The book for this week’s review of a Women in STEM memoir or biography is The Only Woman in the Room: Why Science Is Still a Boys’ Club by Eileen Pollack.
Technically Eileen Pollack isn’t a woman in STEM. But her story belongs in this series because:
- She was one of the first two women to earn a Bachelor of Science degree in Physics from Yale.
- She describes her findings about how the situation for women studying in the STEM fields has changed since she graduated from Yale.
Growing Up a Girl
Many women who grew up with an interest in math and science will related to the first part of this book. In spite of Pollack’s skill in math and science, only boys could take advanced math and science classes. That didn’t keep her from entering science fairs and doing well. She won the honor of “the smartest girl in the school”. But everyone knew that the honor was secondary to winning the title of “the smartest boy in the school” . This perception didn’t change when she and another girl graduated from their high school as the valedictorian and salutatorian. The “smartest boy” graduated third.
During her senior year in high school she was accepted at Yale. She planned to become a physicist but teachers encouraged her to put a less technical major on her application. After all, “girl’s didn’t” major in physics at Yale.
The Yale Years
Pollack’s love of math and physics are obvious in this section of the book.
She describes her almost solo struggle to overcome the limited science and math education that she had received prior to attending college. Most of her classmates, all men, had participated in advanced placement classes. She was excluded from the study groups that the men students formed.
Her determination of overcome a disastrous mid-term physics grade in her first semester at Yale speaks volumes about her tenacity. She willingly took on a heavy class load in math and physics, including extra projects from her advisor. Her extra work put her on track to graduate in three years rather than four.

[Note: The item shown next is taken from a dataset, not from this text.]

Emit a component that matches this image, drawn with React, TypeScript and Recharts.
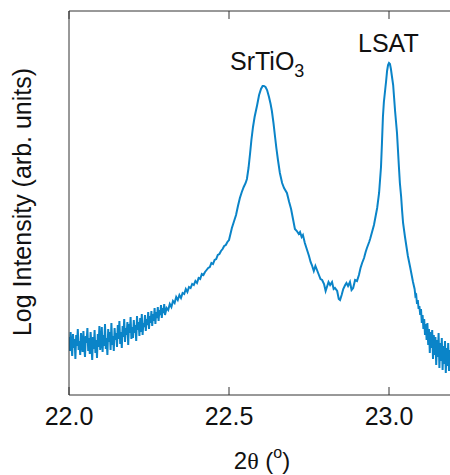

But her interest in taking writing classes, another interest from high school, interfered with those plans. As a result she had to share the honor of being the first woman to graduate from Yale with a Bachelor of Science degree in Physics with a classmate.
Thirty-two Years Later
Pollock eventually decided to give up physics and become a writer. The third section of this book describes her research and findings of how things have changed for girls with an interest in math and science. As part of her research she interviews some of her teachers and advisors from high school and college. She spends time with current women students who have an interest in math and science to see how their experiences differed from hers. Some things have definitely changed for the better. The Yale Dean of Physics in now a woman. But other things haven’t changed. This book is definitely worth reading because of Pollack’s firsthand view of the life of a female STEM student then and now.